We use Conventional Commits for automated versioning with release-please.

Format

<type>(<scope>): <description>

[optional body]

[optional footer(s)]

Types

Type Description
feat A new feature
fix A bug fix
perf A performance improvement
docs Documentation only changes
test Adding or correcting tests
chore Maintenance tasks, CI, dependencies
refactor Code change that neither fixes a bug nor adds a feature

Examples

feat(compute): add ROCm backend for Engine[T]
fix(graph): correct topological sort for diamond dependencies
perf(cuda): fuse elementwise ops in CUDA graph capture
docs(tensor): document memory layout for quantized types
test(device): add multi-GPU allocation tests

Pull Request Process

  1. One logical change per PR — keep PRs focused and reviewable
  2. Branch from main and keep your branch up to date with rebase
  3. All CI checks must pass — tests, linting, formatting
  4. Rebase and merge — we do not use squash merges or merge commits
  5. Reference related issues — use Fixes #123 or Closes #123 in the PR description
  6. Respond to review feedback promptly

Before Submitting

go test ./...
go test -race ./...
go vet ./...
golangci-lint run

Issue Reporting

Bug Reports

Please include:

  • Description: Clear summary of the bug
  • Steps to reproduce: Minimal code or commands to trigger the issue
  • Expected behavior: What should happen
  • Actual behavior: What happens instead
  • Environment: Go version, OS, architecture, GPU model and driver version (if GPU-related)

Feature Requests

Please include:

  • Problem statement: What problem does this solve?
  • Proposed solution: How should it work?
  • Alternatives considered: Other approaches you thought about
  • Use case: How would you use this feature in practice?

Good First Issues

Look for issues labeled good first issue on GitHub. These are scoped, well-defined tasks suitable for new contributors.
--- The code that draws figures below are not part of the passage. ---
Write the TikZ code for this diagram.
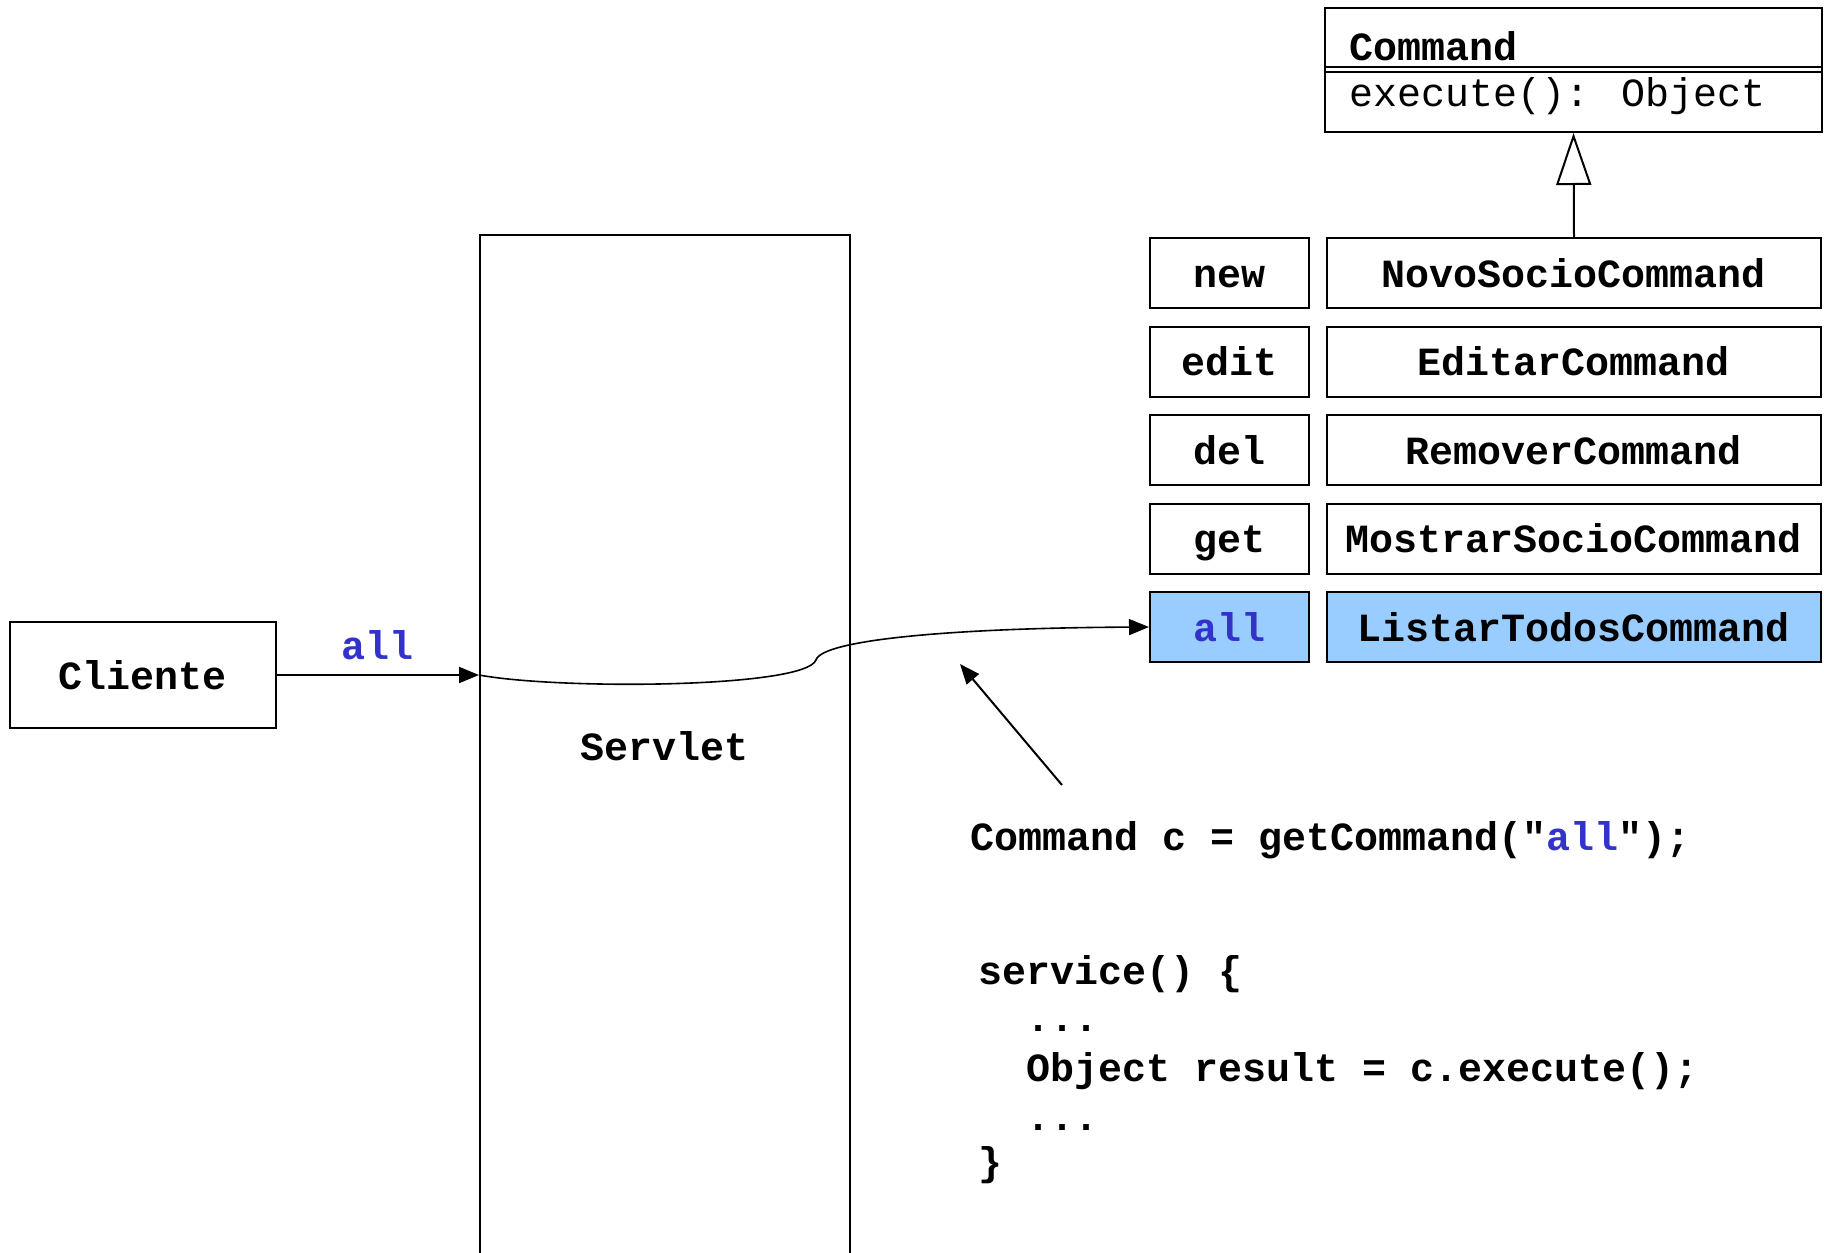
\documentclass[tikz,border=0pt]{standalone}
\usepackage{fontspec}
\setmainfont{Liberation Mono}
\usetikzlibrary{arrows.meta}
\definecolor{selblue}{HTML}{99CCFF}
\definecolor{txtblue}{HTML}{3333CC}
\begin{document}
\begin{tikzpicture}[x=1pt,y=-1pt,
  every node/.style={font=\fontsize{40}{48}\selectfont\bfseries, inner sep=0pt},
  box/.style={draw, line width=2pt, minimum height=70pt, text height=28pt, text depth=0pt},
  keybox/.style={box, minimum width=159pt},
  cmdbox/.style={box, minimum width=494pt},
  arr/.style={line width=2pt, -{Triangle[length=20pt,width=16pt]}},
  code/.style={anchor=base west}]
\useasboundingbox (0,0) rectangle (1824,1253);
\fill[white] (0,0) rectangle (1824,1253);

% Command class
\node[draw, line width=2pt, minimum width=497pt, minimum height=124pt] (cmd) at (1573.5,70) {};
\draw[line width=1.6pt] (cmd.west |- 0,67) -- (cmd.east |- 0,67);
\draw[line width=1.6pt] (cmd.west |- 0,72) -- (cmd.east |- 0,72);
\node[anchor=base west] (cmdname) at (1349,60) {Command};
\node[anchor=base west, font=\fontsize{40}{48}\selectfont] (cmdop) at (1349,106) {execute(): Object};

% rows
\node[keybox] (k1) at (1229.5,273.4) {new};
\node[cmdbox] (c1) at (1574,273.4) {NovoSocioCommand};
\node[keybox] (k2) at (1229.5,361.8) {edit};
\node[cmdbox] (c2) at (1574,361.8) {EditarCommand};
\node[keybox] (k3) at (1229.5,450.2) {del};
\node[cmdbox] (c3) at (1574,450.2) {RemoverCommand};
\node[keybox] (k4) at (1229.5,538.6) {get};
\node[cmdbox] (c4) at (1574,538.6) {MostrarSocioCommand};
\node[keybox, fill=selblue, text=txtblue] (k5) at (1229.5,627) {all};
\node[cmdbox, fill=selblue] (c5) at (1574,627) {ListarTodosCommand};

\draw[line width=2pt, -{Triangle[open, length=52pt, width=35pt]}] (c1.north) -- (cmd.south);

% Cliente and Servlet
\node[draw, line width=2pt, minimum width=266pt, minimum height=106pt] (cli) at (143,675) {Cliente};
\node[draw, line width=2pt, minimum width=370pt, minimum height=1040pt, anchor=north] (srv) at (665,234) {};
\node (srvlabel) at (665,746) {Servlet};
\coordinate (sin) at (cli.east -| srv.west);
\draw[arr] (cli.east) -- node[above=14pt, text=txtblue] (lbl) {all} (sin);
\draw[line width=1.6pt, -{Triangle[length=20pt,width=16pt]}] (sin) .. controls (560,690) and (805,688) .. (816,660)
  .. controls (822,640) and (950,628) .. (k5.west);

% code
\node[code] (l1) at (970,850) {Command c = getCommand(\textquotedbl\textcolor{txtblue}{all}\textquotedbl);};
\node[code] (l2) at (978,984) {service() \{};
\node[code] (l3) at (978,1031) {\ \ ...};
\node[code] (l4) at (978,1081) {\ \ Object result = c.execute();};
\node[code] (l5) at (978,1130) {\ \ ...};
\node[code] (l6) at (978,1175) {\}};
\coordinate (tail) at (1062,785);
\coordinate (head) at (960,664);
\draw[arr] (tail) -- (head);
\end{tikzpicture}
\end{document}
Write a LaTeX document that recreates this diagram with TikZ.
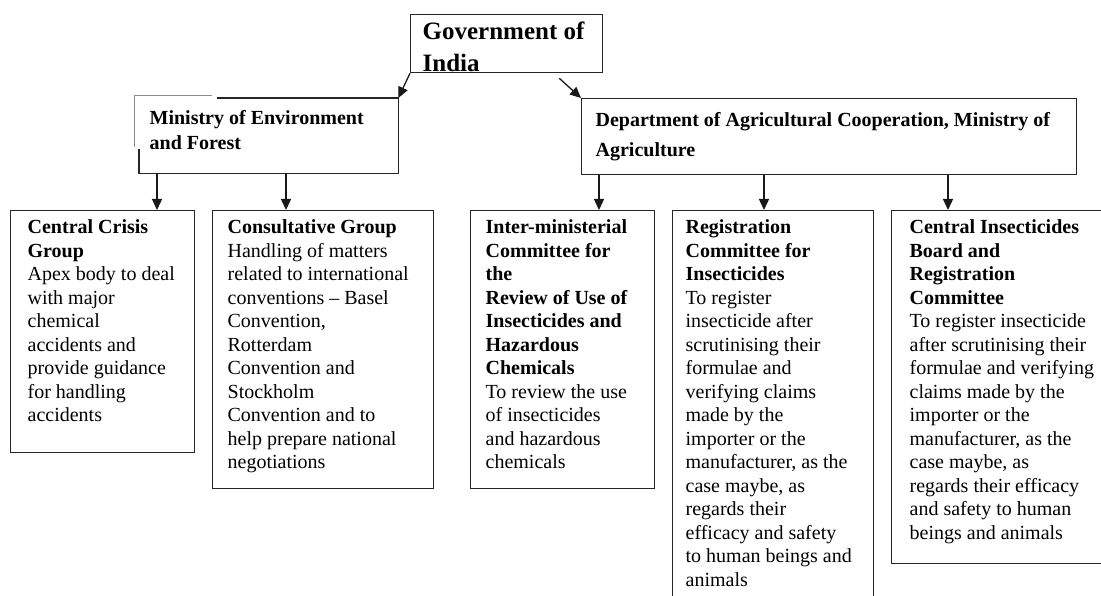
\documentclass[tikz,border=0pt]{standalone}
\usepackage{fontspec}
\setmainfont{Liberation Serif}
\usetikzlibrary{arrows.meta,positioning}

\begin{document}
\begin{tikzpicture}[x=1pt,y=-1pt,>={Triangle[length=11pt,width=10pt]},line width=1.3pt]
	\tikzstyle{every node}=[font=\fontsize{20}{23.5}\selectfont]
	\tikzstyle{box}=[draw=black!85,anchor=north west,inner sep=0pt]
	\tikzstyle{txt}=[anchor=north west,align=left,inner sep=0pt]
	\tikzstyle{link}=[->,draw=black!90]
	\useasboundingbox (0,0) rectangle (1101,596);
	% top level
	\node[box]	(gov)[minimum width=192,minimum height=58] at (410,14) {};
	\node[txt]	(govtext)[below right=7pt and 12pt of gov.north west,font=\fontsize{25}{32}\selectfont\bfseries] {Government of\\India};
	\node[anchor=north west,inner sep=0pt]	(moef)[minimum width=258,minimum height=74] at (139,98) {};
	\node[txt]	(moeftext)[below right=12pt and 10pt of moef.north west,font=\fontsize{20}{25}\selectfont\bfseries] {Ministry of Environment\\and Forest};
	\draw[draw=black!85] ([xshift=78]moef.north west) -- (moef.north east) -- (moef.south east) -- (moef.south west) -- ([yshift=-51]moef.north west);
	\draw[draw=black!45,line width=1pt] ([shift={(-5,49)}]moef.north west) -- ([shift={(-5,-2)}]moef.north west) -- ([shift={(73,-2)}]moef.north west);
	\node[box]	(dept)[minimum width=495,minimum height=76] at (581,98) {};
	\node[txt]	(depttext)[below right=14pt and 14pt of dept.north west,font=\fontsize{20}{30}\selectfont\bfseries] {Department of Agricultural Cooperation, Ministry of\\Agriculture};
	% committees
	\node[box]	(crisis)[minimum width=184,minimum height=242] at (10,210) {};
	\node[txt]	(crisistext)[below right=9pt and 17pt of crisis.north west] {\textbf{Central Crisis}\\\textbf{Group}\\Apex body to deal\\with major\\chemical\\accidents and\\provide guidance\\for handling\\accidents};
	\node[box]	(consult)[minimum width=221,minimum height=278] at (212,210) {};
	\node[txt]	(consulttext)[below right=9pt and 15pt of consult.north west] {\textbf{Consultative Group}\\Handling of matters\\related to international\\conventions – Basel\\Convention,\\Rotterdam\\Convention and\\Stockholm\\Convention and to\\help prepare national\\negotiations};
	\node[box]	(inter)[minimum width=184,minimum height=278] at (470,210) {};
	\node[txt]	(intertext)[below right=9pt and 15pt of inter.north west] {\textbf{Inter-ministerial}\\\textbf{Committee for}\\\textbf{the}\\\textbf{Review of Use of}\\\textbf{Insecticides and}\\\textbf{Hazardous}\\\textbf{Chemicals}\\To review the use\\of insecticides\\and hazardous\\chemicals};
	\node[box]	(reg)[minimum width=201,minimum height=400] at (672,210) {};
	\node[txt]	(regtext)[below right=9pt and 13pt of reg.north west] {\textbf{Registration}\\\textbf{Committee for}\\\textbf{Insecticides}\\To register\\insecticide after\\scrutinising their\\formulae and\\verifying claims\\made by the\\importer or the\\manufacturer, as the\\case maybe, as\\regards their\\efficacy and safety\\to human beings and\\animals};
	\node[box]	(cib)[minimum width=230,minimum height=353] at (891,210) {};
	\node[txt]	(cibtext)[below right=9pt and 18pt of cib.north west] {\textbf{Central Insecticides}\\\textbf{Board and}\\\textbf{Registration}\\\textbf{Committee}\\To register insecticide\\after scrutinising their\\formulae and verifying\\claims made by the\\importer or the\\manufacturer, as the\\case maybe, as\\regards their efficacy\\and safety to human\\beings and animals};
	% links
	\draw[link] (gov.south west) -- (moef.north east);
	\draw[link] ([shift={(-44,5)}]gov.south east) -- (dept.north west);
	\draw[link] ([xshift=18]moef.south west) -- ([xshift=18]moef.south west |- crisis.north);
	\draw[link] ([xshift=147]moef.south west) -- ([xshift=147]moef.south west |- consult.north);
	\draw[link] ([xshift=18]dept.south west) -- ([xshift=18]dept.south west |- inter.north);
	\draw[link] ([xshift=183]dept.south west) -- ([xshift=183]dept.south west |- reg.north);
	\draw[link] ([xshift=367]dept.south west) -- ([xshift=367]dept.south west |- cib.north);
\end{tikzpicture}
\end{document}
Good areas for first contributions:

  • Adding test coverage for existing packages
  • Documentation improvements
  • CPU compute engine optimizations
  • New numeric type support in tensor/

Key Conventions

These conventions are critical to maintaining consistency across the codebase:

Engine[T] interface is law

All tensor arithmetic must flow through compute.Engine[T]. Never operate on raw slices outside the engine — this enables transparent CPU/GPU switching and CUDA graph capture.

// Good
engine.MatMul(ctx, out, a, b)

// Bad — bypasses the engine, breaks GPU support
for i := range out.Data() {
    out.Data()[i] = a.Data()[i] * b.Data()[i]
}

No CGo by default

GPU bindings use purego/dlopen. A plain go build ./... must compile on any platform without a C compiler. Build tags (cuda, rocm, opencl) are optional and only used for CGo-based alternative paths.

purego GPU bindings

All GPU runtime calls (CUDA, ROCm, OpenCL) are loaded dynamically via purego. This means:

  • Function signatures are declared as Go types and resolved at runtime
  • No #cgo directives or C header includes
  • GPU availability is detected at runtime, not compile time

Assembly SIMD code

ARM NEON and x86 AVX2 assembly lives in internal/xblas/. When writing or modifying assembly:

  • Keep Go fallback implementations in sync
  • Test both assembly and pure-Go paths
  • Use go test -tags noasm to verify the Go fallback

Generics throughout

Use [T tensor.Numeric] constraints. Do not write float32-specific code where generics work.

GPU Runtime Abstraction Layer (GRAL)

The internal/gpuapi/ package provides a unified interface across CUDA, ROCm, and OpenCL. New GPU features should be added through GRAL, not directly to a single backend.